● WRITTEN REQUEST
The listing below should be printed exactly, every line of it. Skip the pictures.

● STORED DATA
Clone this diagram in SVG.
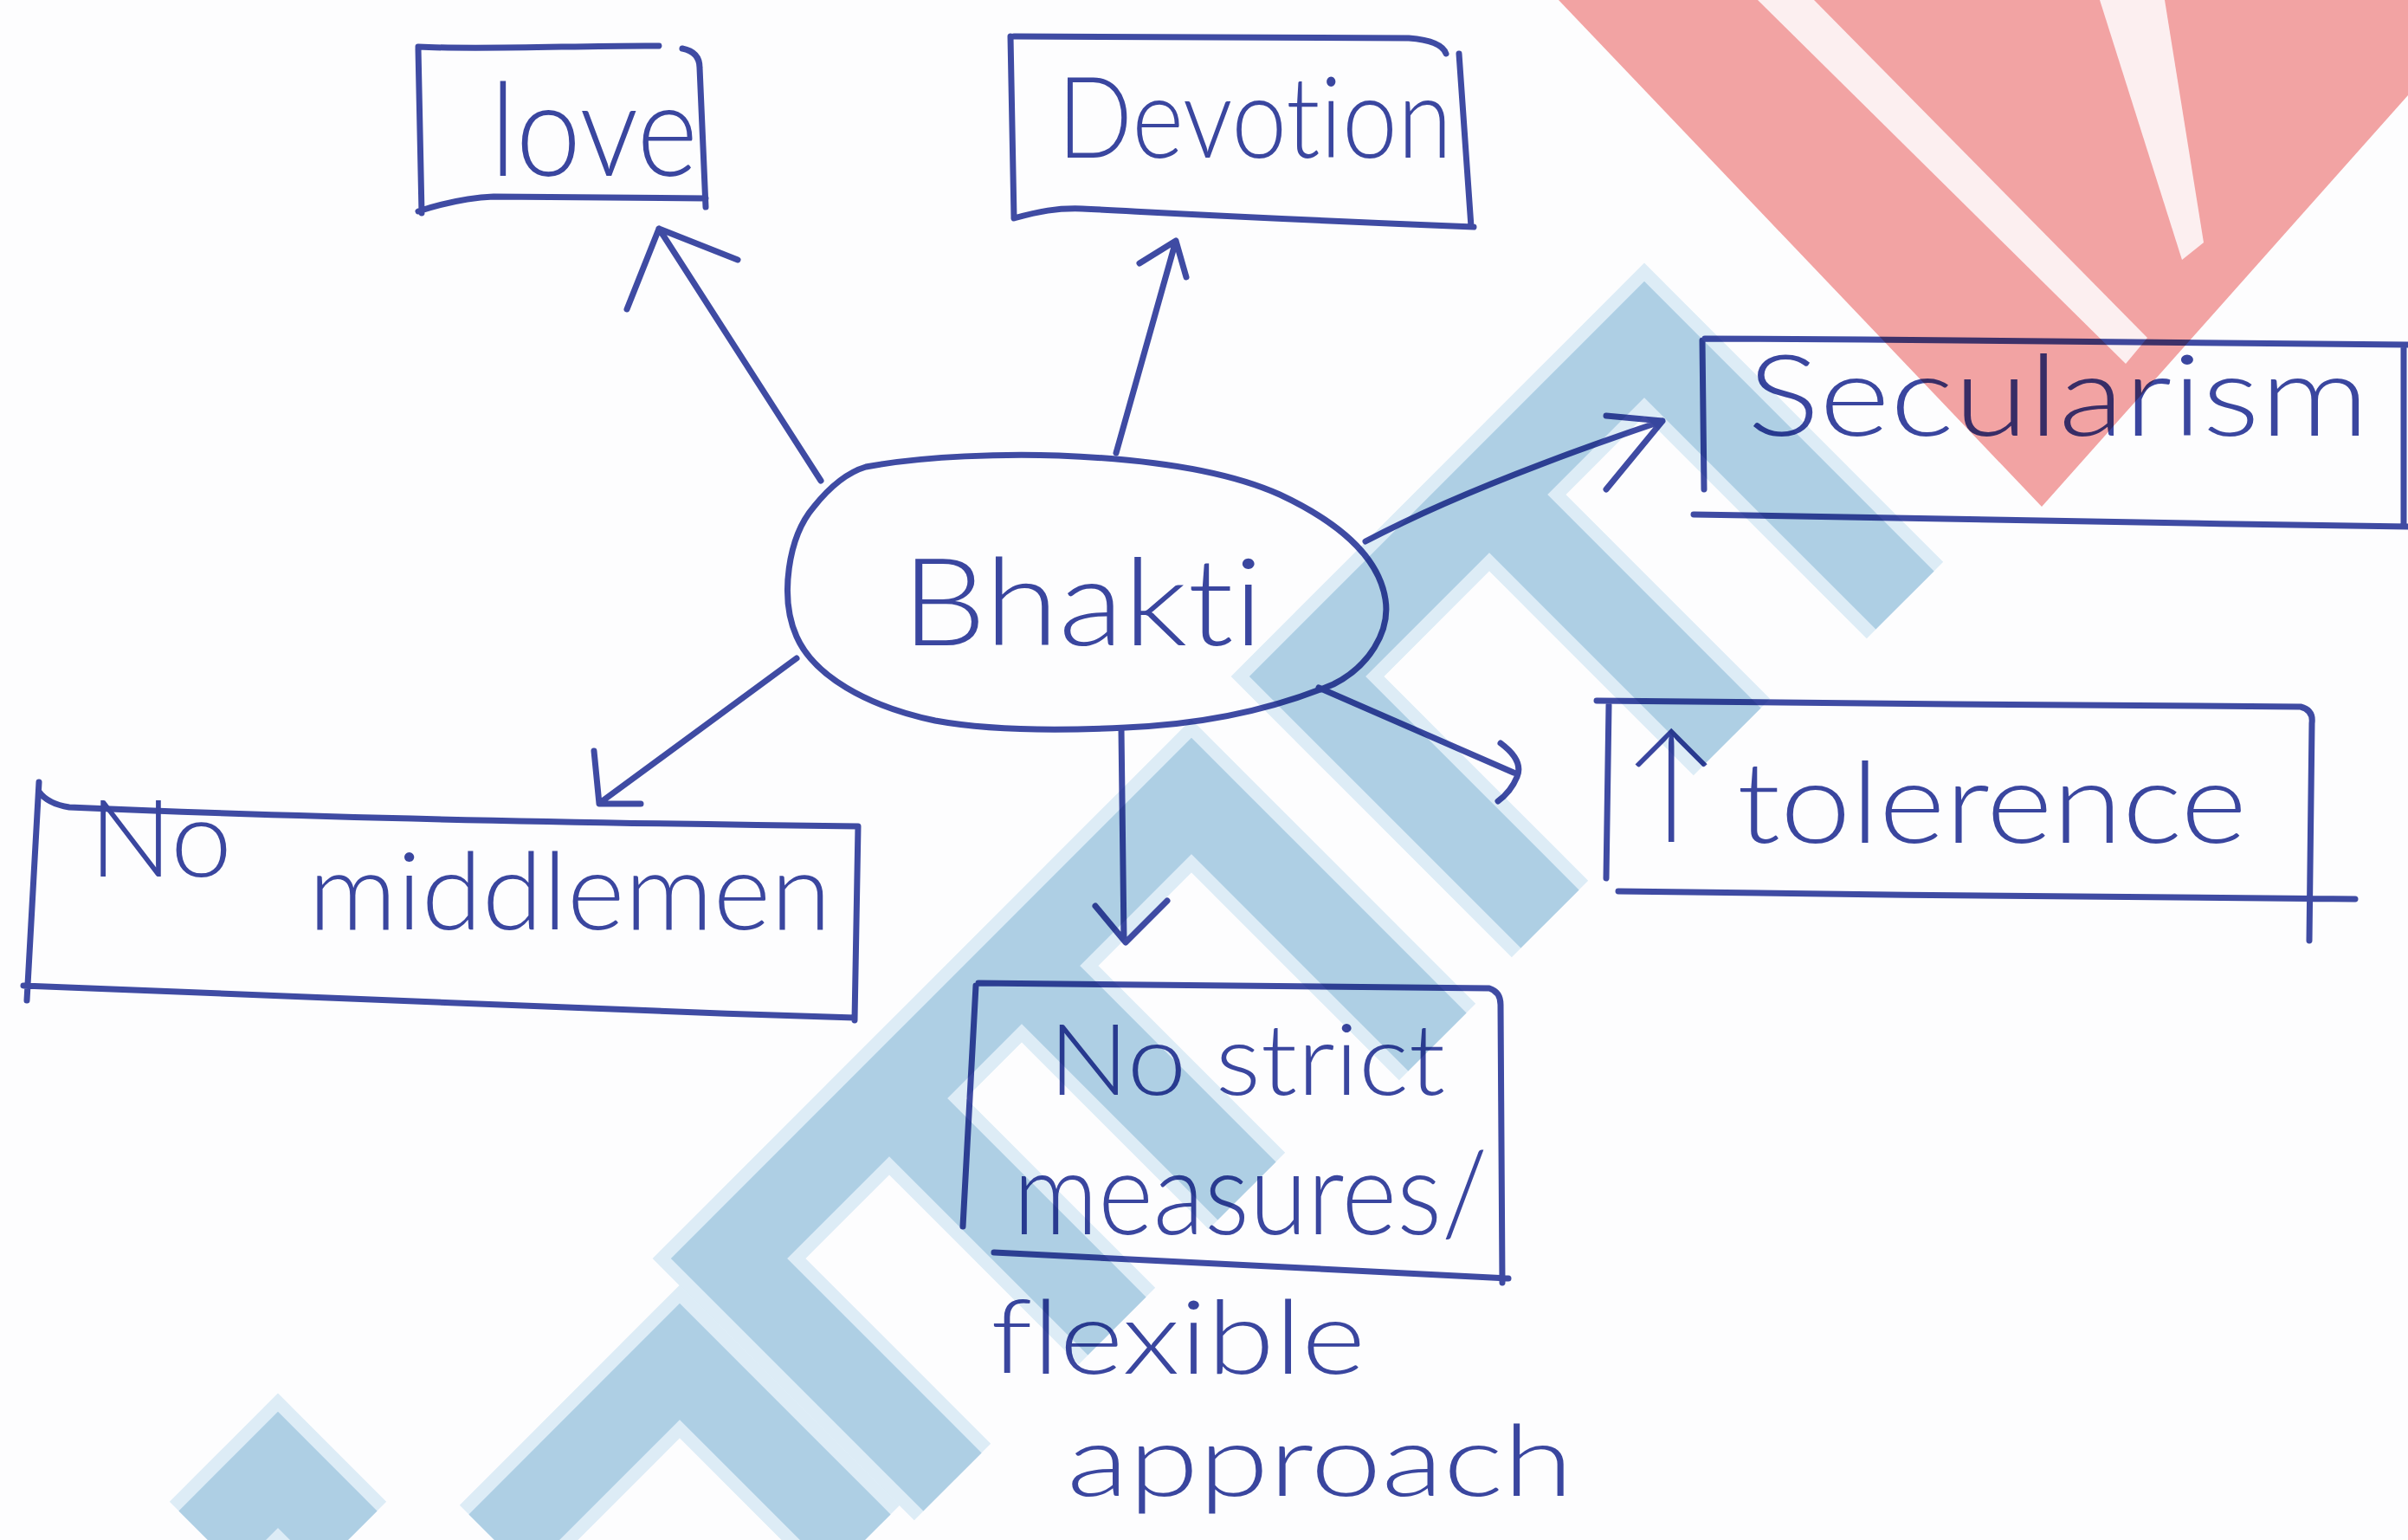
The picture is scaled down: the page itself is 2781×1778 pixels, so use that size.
<svg xmlns="http://www.w3.org/2000/svg" width="2781" height="1778" viewBox="0 0 2781 1778">
  <style>
    .ink { fill: none; stroke: #3f4ba3; stroke-width: 7; stroke-linecap: round; stroke-linejoin: round; }
    .label { font-family: Lato, "Liberation Sans", Arial, sans-serif; font-weight: 300; fill: #3a469f; font-variant-ligatures: none; }
    .band { fill: none; stroke: #a8cce3; stroke-width: 95; stroke-linejoin: miter; stroke-linecap: butt; }
    .halo { fill: none; stroke: #dcedf7; stroke-width: 125; stroke-linejoin: miter; stroke-linecap: butt; }
  </style>

  <rect x="0" y="0" width="2781" height="1778" fill="#fdfdfe"/>

  <!-- central idea -->
  <g id="node-bhakti">
    <path class="ink" d="M1000,539 C1070,526 1160,524 1223,526 C1330,530 1420,545 1478,571 C1540,600 1592,640 1600,692 C1606,730 1580,770 1540,790 C1480,815 1400,836 1300,840 C1220,844 1140,843 1080,832 C1000,815 940,780 920,735 C900,690 910,620 940,585 C960,560 980,545 1000,539 Z"/>
    <text class="label" x="1041" y="745" font-size="140" textLength="418" lengthAdjust="spacingAndGlyphs">Bhakti</text>
  </g>

  <g id="node-love">
    <path class="ink" d="M483,56 L487,246 M483,54 C560,58 680,52 761,53 M788,56 Q808,60 808,78 L815,239 M483,244 C520,232 545,228 570,227 L815,229"/>
    <text class="label" x="566" y="203" font-size="150" textLength="240" lengthAdjust="spacingAndGlyphs">love</text>
  </g>

  <g id="node-devotion">
    <path class="ink" d="M1167,42 L1171,252 M1171,42 C1350,43 1500,44 1627,44 Q1665,47 1670,62 M1685,62 L1699,262 M1171,252 C1200,244 1220,240 1250,241 C1350,246 1450,252 1702,262"/>
    <text class="label" x="1221" y="182" font-size="130" textLength="456" lengthAdjust="spacingAndGlyphs">Devotion</text>
  </g>

  <g id="node-secularism">
    <path class="ink" d="M1966,393 L1968,565 M1969,391 C2250,392 2550,396 2781,398 M2776,398 L2776,607 M1956,594 C2200,598 2500,604 2781,608"/>
    <text class="label" x="2018" y="503" font-size="130" textLength="718" lengthAdjust="spacingAndGlyphs">Secularism</text>
  </g>

  <g id="node-tolerance">
    <path class="ink" d="M1844,809 C2100,812 2400,814 2657,816 Q2672,820 2670,835 L2667,1086 M1858,814 L1855,1014 M1869,1029 C2150,1033 2450,1036 2720,1038"/>
    <text class="label" x="1874" y="955" font-size="150" font-family="'DejaVu Sans', sans-serif">↑</text>
    <text class="label" x="2006" y="973" font-size="130" textLength="589" lengthAdjust="spacingAndGlyphs">tolerence</text>
  </g>

  <g id="node-middlemen">
    <path class="ink" d="M45,903 L31,1155 M45,914 Q55,928 80,932 C300,942 650,950 991,954 L987,1178 M27,1138 C300,1150 650,1165 987,1175"/>
    <text class="label" font-size="125"><tspan x="103" y="1012" textLength="165" lengthAdjust="spacingAndGlyphs">No</tspan><tspan x="356" y="1073" textLength="604" lengthAdjust="spacingAndGlyphs">middlemen</tspan></text>
  </g>

  <g id="node-flexible">
    <path class="ink" d="M1130,1135 C1350,1137 1550,1139 1720,1141 Q1733,1145 1733,1160 L1735,1481 M1127,1138 L1112,1416 M1148,1446 C1350,1455 1550,1466 1742,1476"/>
    <text class="label" x="1211" y="1264" font-size="115" textLength="458" lengthAdjust="spacingAndGlyphs">No strict</text>
    <text class="label" x="1170" y="1425" font-size="135" textLength="548" lengthAdjust="spacingAndGlyphs">measures/</text>
    <text class="label" x="1144" y="1586" font-size="118" textLength="433" lengthAdjust="spacingAndGlyphs">flexible</text>
    <text class="label" x="1232" y="1727" font-size="115" textLength="585" lengthAdjust="spacingAndGlyphs">approach</text>
  </g>

  <!-- arrows leaving the central idea -->
  <g id="connectors">
    <path class="ink" d="M948,555 L761,264 M724,357 L761,264 L852,300"/>
    <path class="ink" d="M1289,523 L1358,278 M1316,304 L1358,278 L1370,320"/>
    <path class="ink" d="M1577,625 Q1700,560 1920,486 M1855,480 L1920,486 L1855,565"/>
    <path class="ink" d="M1523,794 L1748,892 M1733,858 Q1760,878 1752,897 Q1745,914 1730,925"/>
    <path class="ink" d="M1295,842 L1298,1085 M1265,1046 L1300,1088 L1348,1040"/>
    <path class="ink" d="M920,760 L694,926 M686,867 L692,928 L740,928"/>
  </g>

  <!-- translucent watermark laid over the page -->
  <g id="watermark" style="mix-blend-mode: multiply">
    <g opacity="0.9">
      <path class="halo" d="M2200,693 L1899,392 L1510,781 L1790,1061 M1720,571 L2000,851"/>
      <path class="halo" d="M1660,1203 L1376,919 L842,1453 L1100,1711 M1180,1115 L1440,1375 M1027,1268 L1290,1531"/>
      <path class="halo" d="M575,1782 L785,1572 L995,1782 M240,1778 L321,1697 L402,1778"/>
      <path class="band" d="M2200,693 L1899,392 L1510,781 L1790,1061 M1720,571 L2000,851"/>
      <path class="band" d="M1660,1203 L1376,919 L842,1453 L1100,1711 M1180,1115 L1440,1375 M1027,1268 L1290,1531"/>
      <path class="band" d="M575,1782 L785,1572 L995,1782 M240,1778 L321,1697 L402,1778"/>
    </g>
    <path d="M1800,0 L2358,585 L2781,110 L2781,0 Z" fill="#f4a4a4"/>
    <path d="M2030,0 L2095,0 L2480,390 L2455,420 Z" fill="#ffffff" opacity="0.85"/>
    <path d="M2425,0 L2500,0 L2545,280 L2520,300 Z" fill="#ffffff" opacity="0.85"/>
  </g>
</svg>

● RESPONSE TO THE TASK
Clone this diagram in SVG.
The picture is scaled down: the page itself is 2781×1778 pixels, so use that size.
<svg xmlns="http://www.w3.org/2000/svg" width="2781" height="1778" viewBox="0 0 2781 1778">
  <style>
    .ink { fill: none; stroke: #3f4ba3; stroke-width: 7; stroke-linecap: round; stroke-linejoin: round; }
    .label { font-family: Lato, "Liberation Sans", Arial, sans-serif; font-weight: 300; fill: #3a469f; font-variant-ligatures: none; }
    .band { fill: none; stroke: #a8cce3; stroke-width: 95; stroke-linejoin: miter; stroke-linecap: butt; }
    .halo { fill: none; stroke: #dcedf7; stroke-width: 125; stroke-linejoin: miter; stroke-linecap: butt; }
  </style>

  <rect x="0" y="0" width="2781" height="1778" fill="#fdfdfe"/>

  <!-- central idea -->
  <g id="node-bhakti">
    <path class="ink" d="M1000,539 C1070,526 1160,524 1223,526 C1330,530 1420,545 1478,571 C1540,600 1592,640 1600,692 C1606,730 1580,770 1540,790 C1480,815 1400,836 1300,840 C1220,844 1140,843 1080,832 C1000,815 940,780 920,735 C900,690 910,620 940,585 C960,560 980,545 1000,539 Z"/>
    <text class="label" x="1041" y="745" font-size="140" textLength="418" lengthAdjust="spacingAndGlyphs">Bhakti</text>
  </g>

  <g id="node-love">
    <path class="ink" d="M483,56 L487,246 M483,54 C560,58 680,52 761,53 M788,56 Q808,60 808,78 L815,239 M483,244 C520,232 545,228 570,227 L815,229"/>
    <text class="label" x="566" y="203" font-size="150" textLength="240" lengthAdjust="spacingAndGlyphs">love</text>
  </g>

  <g id="node-devotion">
    <path class="ink" d="M1167,42 L1171,252 M1171,42 C1350,43 1500,44 1627,44 Q1665,47 1670,62 M1685,62 L1699,262 M1171,252 C1200,244 1220,240 1250,241 C1350,246 1450,252 1702,262"/>
    <text class="label" x="1221" y="182" font-size="130" textLength="456" lengthAdjust="spacingAndGlyphs">Devotion</text>
  </g>

  <g id="node-secularism">
    <path class="ink" d="M1966,393 L1968,565 M1969,391 C2250,392 2550,396 2781,398 M2776,398 L2776,607 M1956,594 C2200,598 2500,604 2781,608"/>
    <text class="label" x="2018" y="503" font-size="130" textLength="718" lengthAdjust="spacingAndGlyphs">Secularism</text>
  </g>

  <g id="node-tolerance">
    <path class="ink" d="M1844,809 C2100,812 2400,814 2657,816 Q2672,820 2670,835 L2667,1086 M1858,814 L1855,1014 M1869,1029 C2150,1033 2450,1036 2720,1038"/>
    <text class="label" x="1874" y="955" font-size="150" font-family="'DejaVu Sans', sans-serif">↑</text>
    <text class="label" x="2006" y="973" font-size="130" textLength="589" lengthAdjust="spacingAndGlyphs">tolerence</text>
  </g>

  <g id="node-middlemen">
    <path class="ink" d="M45,903 L31,1155 M45,914 Q55,928 80,932 C300,942 650,950 991,954 L987,1178 M27,1138 C300,1150 650,1165 987,1175"/>
    <text class="label" font-size="125"><tspan x="103" y="1012" textLength="165" lengthAdjust="spacingAndGlyphs">No</tspan><tspan x="356" y="1073" textLength="604" lengthAdjust="spacingAndGlyphs">middlemen</tspan></text>
  </g>

  <g id="node-flexible">
    <path class="ink" d="M1130,1135 C1350,1137 1550,1139 1720,1141 Q1733,1145 1733,1160 L1735,1481 M1127,1138 L1112,1416 M1148,1446 C1350,1455 1550,1466 1742,1476"/>
    <text class="label" x="1211" y="1264" font-size="115" textLength="458" lengthAdjust="spacingAndGlyphs">No strict</text>
    <text class="label" x="1170" y="1425" font-size="135" textLength="548" lengthAdjust="spacingAndGlyphs">measures/</text>
    <text class="label" x="1144" y="1586" font-size="118" textLength="433" lengthAdjust="spacingAndGlyphs">flexible</text>
    <text class="label" x="1232" y="1727" font-size="115" textLength="585" lengthAdjust="spacingAndGlyphs">approach</text>
  </g>

  <!-- arrows leaving the central idea -->
  <g id="connectors">
    <path class="ink" d="M948,555 L761,264 M724,357 L761,264 L852,300"/>
    <path class="ink" d="M1289,523 L1358,278 M1316,304 L1358,278 L1370,320"/>
    <path class="ink" d="M1577,625 Q1700,560 1920,486 M1855,480 L1920,486 L1855,565"/>
    <path class="ink" d="M1523,794 L1748,892 M1733,858 Q1760,878 1752,897 Q1745,914 1730,925"/>
    <path class="ink" d="M1295,842 L1298,1085 M1265,1046 L1300,1088 L1348,1040"/>
    <path class="ink" d="M920,760 L694,926 M686,867 L692,928 L740,928"/>
  </g>

  <!-- translucent watermark laid over the page -->
  <g id="watermark" style="mix-blend-mode: multiply">
    <g opacity="0.9">
      <path class="halo" d="M2200,693 L1899,392 L1510,781 L1790,1061 M1720,571 L2000,851"/>
      <path class="halo" d="M1660,1203 L1376,919 L842,1453 L1100,1711 M1180,1115 L1440,1375 M1027,1268 L1290,1531"/>
      <path class="halo" d="M575,1782 L785,1572 L995,1782 M240,1778 L321,1697 L402,1778"/>
      <path class="band" d="M2200,693 L1899,392 L1510,781 L1790,1061 M1720,571 L2000,851"/>
      <path class="band" d="M1660,1203 L1376,919 L842,1453 L1100,1711 M1180,1115 L1440,1375 M1027,1268 L1290,1531"/>
      <path class="band" d="M575,1782 L785,1572 L995,1782 M240,1778 L321,1697 L402,1778"/>
    </g>
    <path d="M1800,0 L2358,585 L2781,110 L2781,0 Z" fill="#f4a4a4"/>
    <path d="M2030,0 L2095,0 L2480,390 L2455,420 Z" fill="#ffffff" opacity="0.85"/>
    <path d="M2425,0 L2500,0 L2545,280 L2520,300 Z" fill="#ffffff" opacity="0.85"/>
  </g>
</svg>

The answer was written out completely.